## EXERCISE OBJECTIVE
Each line from the line with "Write a Python" to the line with "ha='left', va='center', color='#1a1a1a')", inclusive, is to be repeated exactly; no other line and no picture belongs in the copy.
"""
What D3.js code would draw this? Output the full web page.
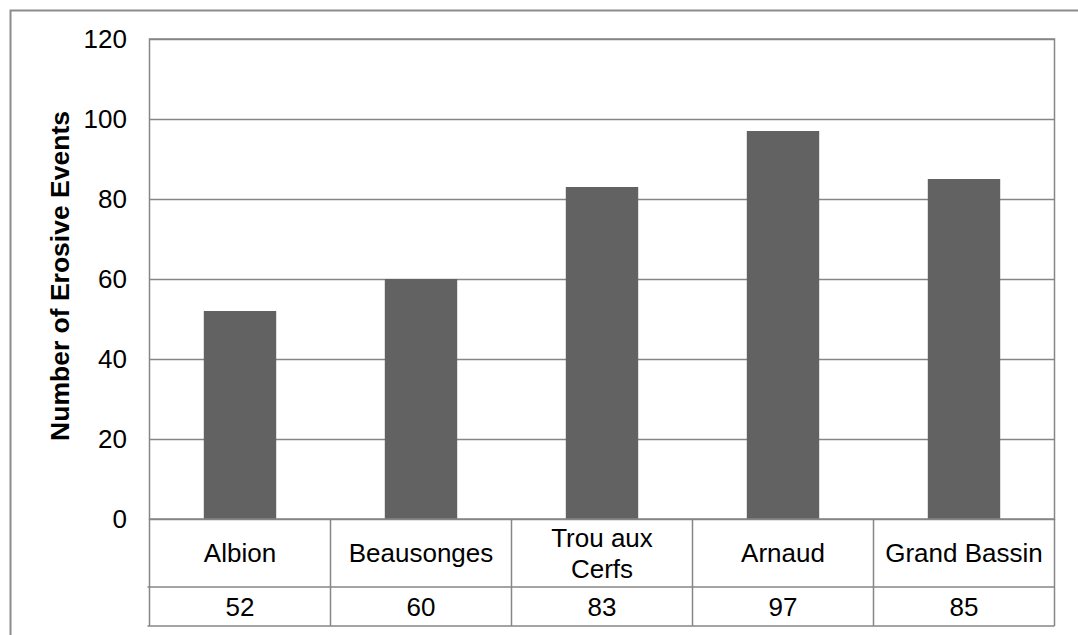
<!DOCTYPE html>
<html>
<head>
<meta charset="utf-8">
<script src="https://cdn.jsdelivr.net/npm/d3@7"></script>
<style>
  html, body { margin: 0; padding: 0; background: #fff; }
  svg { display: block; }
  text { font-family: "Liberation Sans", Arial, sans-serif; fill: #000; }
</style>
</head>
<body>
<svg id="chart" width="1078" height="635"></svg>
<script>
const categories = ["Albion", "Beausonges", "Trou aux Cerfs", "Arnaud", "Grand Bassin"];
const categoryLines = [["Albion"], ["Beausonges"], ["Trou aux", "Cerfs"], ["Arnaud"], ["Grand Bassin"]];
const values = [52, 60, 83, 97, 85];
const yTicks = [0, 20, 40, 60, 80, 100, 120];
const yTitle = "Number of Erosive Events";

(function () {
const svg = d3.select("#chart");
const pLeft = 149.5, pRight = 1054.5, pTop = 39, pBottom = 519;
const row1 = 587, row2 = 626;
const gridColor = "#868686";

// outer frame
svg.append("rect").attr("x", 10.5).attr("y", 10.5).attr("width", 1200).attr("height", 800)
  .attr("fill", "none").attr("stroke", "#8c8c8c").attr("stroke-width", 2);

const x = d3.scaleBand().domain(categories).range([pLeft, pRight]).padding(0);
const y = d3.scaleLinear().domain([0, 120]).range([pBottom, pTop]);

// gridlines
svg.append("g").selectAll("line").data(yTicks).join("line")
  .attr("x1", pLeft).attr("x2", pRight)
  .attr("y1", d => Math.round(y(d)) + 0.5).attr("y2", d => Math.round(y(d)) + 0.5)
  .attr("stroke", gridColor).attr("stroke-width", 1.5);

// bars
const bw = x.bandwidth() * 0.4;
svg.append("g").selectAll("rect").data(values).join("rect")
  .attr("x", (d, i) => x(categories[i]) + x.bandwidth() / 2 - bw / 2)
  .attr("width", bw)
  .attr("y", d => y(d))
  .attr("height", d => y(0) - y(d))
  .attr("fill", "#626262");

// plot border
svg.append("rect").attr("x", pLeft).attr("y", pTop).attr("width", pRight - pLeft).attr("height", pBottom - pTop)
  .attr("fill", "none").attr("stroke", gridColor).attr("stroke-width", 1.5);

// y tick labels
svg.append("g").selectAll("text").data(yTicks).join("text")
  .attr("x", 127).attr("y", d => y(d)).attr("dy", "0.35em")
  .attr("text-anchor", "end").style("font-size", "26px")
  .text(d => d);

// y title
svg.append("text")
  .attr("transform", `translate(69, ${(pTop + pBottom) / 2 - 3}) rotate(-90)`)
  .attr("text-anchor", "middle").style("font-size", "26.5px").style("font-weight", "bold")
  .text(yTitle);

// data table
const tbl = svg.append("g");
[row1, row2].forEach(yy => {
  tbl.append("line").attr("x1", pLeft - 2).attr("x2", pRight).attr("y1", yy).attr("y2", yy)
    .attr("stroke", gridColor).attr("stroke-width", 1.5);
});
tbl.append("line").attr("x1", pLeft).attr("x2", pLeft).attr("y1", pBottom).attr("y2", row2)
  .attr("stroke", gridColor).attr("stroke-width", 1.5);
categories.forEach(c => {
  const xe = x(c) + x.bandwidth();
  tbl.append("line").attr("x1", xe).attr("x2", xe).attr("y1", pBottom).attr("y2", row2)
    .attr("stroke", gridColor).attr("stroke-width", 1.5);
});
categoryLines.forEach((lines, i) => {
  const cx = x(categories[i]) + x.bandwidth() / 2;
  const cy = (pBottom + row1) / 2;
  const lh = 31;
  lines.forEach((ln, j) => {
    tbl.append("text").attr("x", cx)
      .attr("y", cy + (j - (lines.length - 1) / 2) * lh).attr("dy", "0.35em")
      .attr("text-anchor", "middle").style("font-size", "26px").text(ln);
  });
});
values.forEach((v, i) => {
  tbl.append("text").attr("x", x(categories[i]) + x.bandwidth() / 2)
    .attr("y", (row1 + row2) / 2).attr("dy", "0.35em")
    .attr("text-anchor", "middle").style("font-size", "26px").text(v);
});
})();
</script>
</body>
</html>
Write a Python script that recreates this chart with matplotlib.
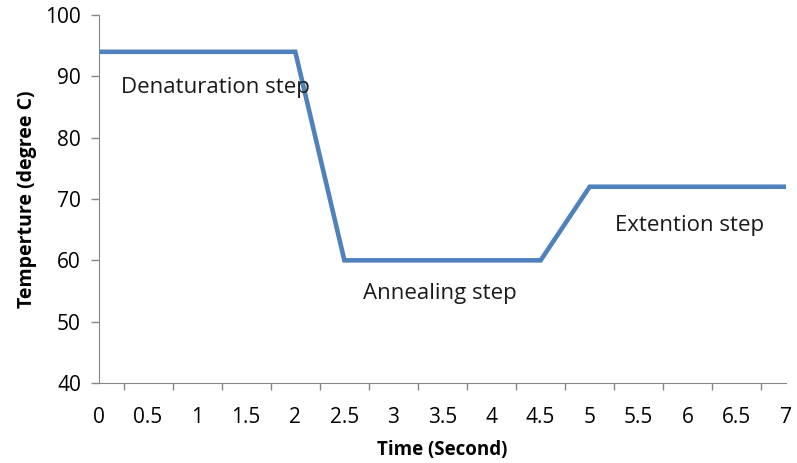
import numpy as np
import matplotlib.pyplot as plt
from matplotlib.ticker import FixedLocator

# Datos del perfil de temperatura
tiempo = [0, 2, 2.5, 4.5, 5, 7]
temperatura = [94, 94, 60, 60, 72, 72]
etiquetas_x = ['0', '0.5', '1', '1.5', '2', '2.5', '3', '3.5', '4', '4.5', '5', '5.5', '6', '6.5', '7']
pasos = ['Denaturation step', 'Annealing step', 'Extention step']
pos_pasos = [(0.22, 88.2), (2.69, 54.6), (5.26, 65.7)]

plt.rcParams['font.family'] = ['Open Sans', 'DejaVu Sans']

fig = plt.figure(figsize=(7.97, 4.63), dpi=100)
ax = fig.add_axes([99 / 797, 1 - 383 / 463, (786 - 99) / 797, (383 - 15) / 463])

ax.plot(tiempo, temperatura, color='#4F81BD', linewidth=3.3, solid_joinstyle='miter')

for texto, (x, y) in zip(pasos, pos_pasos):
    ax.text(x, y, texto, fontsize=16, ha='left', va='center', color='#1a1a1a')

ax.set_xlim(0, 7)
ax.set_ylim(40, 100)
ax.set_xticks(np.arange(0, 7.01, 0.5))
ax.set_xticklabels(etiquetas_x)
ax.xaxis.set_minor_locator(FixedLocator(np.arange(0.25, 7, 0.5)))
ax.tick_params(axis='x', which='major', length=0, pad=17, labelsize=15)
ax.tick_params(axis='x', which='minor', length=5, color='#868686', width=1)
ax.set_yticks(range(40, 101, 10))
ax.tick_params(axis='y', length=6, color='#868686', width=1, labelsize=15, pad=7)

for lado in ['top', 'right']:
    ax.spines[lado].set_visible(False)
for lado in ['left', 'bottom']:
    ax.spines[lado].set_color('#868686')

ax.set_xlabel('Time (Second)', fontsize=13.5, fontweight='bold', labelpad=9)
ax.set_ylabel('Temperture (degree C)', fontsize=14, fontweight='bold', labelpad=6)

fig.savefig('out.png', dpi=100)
"""
## ANSWER TO THIS TASK
Write a Python script that recreates this chart with matplotlib.
import numpy as np
import matplotlib.pyplot as plt
from matplotlib.ticker import FixedLocator

# Datos del perfil de temperatura
tiempo = [0, 2, 2.5, 4.5, 5, 7]
temperatura = [94, 94, 60, 60, 72, 72]
etiquetas_x = ['0', '0.5', '1', '1.5', '2', '2.5', '3', '3.5', '4', '4.5', '5', '5.5', '6', '6.5', '7']
pasos = ['Denaturation step', 'Annealing step', 'Extention step']
pos_pasos = [(0.22, 88.2), (2.69, 54.6), (5.26, 65.7)]

plt.rcParams['font.family'] = ['Open Sans', 'DejaVu Sans']

fig = plt.figure(figsize=(7.97, 4.63), dpi=100)
ax = fig.add_axes([99 / 797, 1 - 383 / 463, (786 - 99) / 797, (383 - 15) / 463])

ax.plot(tiempo, temperatura, color='#4F81BD', linewidth=3.3, solid_joinstyle='miter')

for texto, (x, y) in zip(pasos, pos_pasos):
    ax.text(x, y, texto, fontsize=16, ha='left', va='center', color='#1a1a1a')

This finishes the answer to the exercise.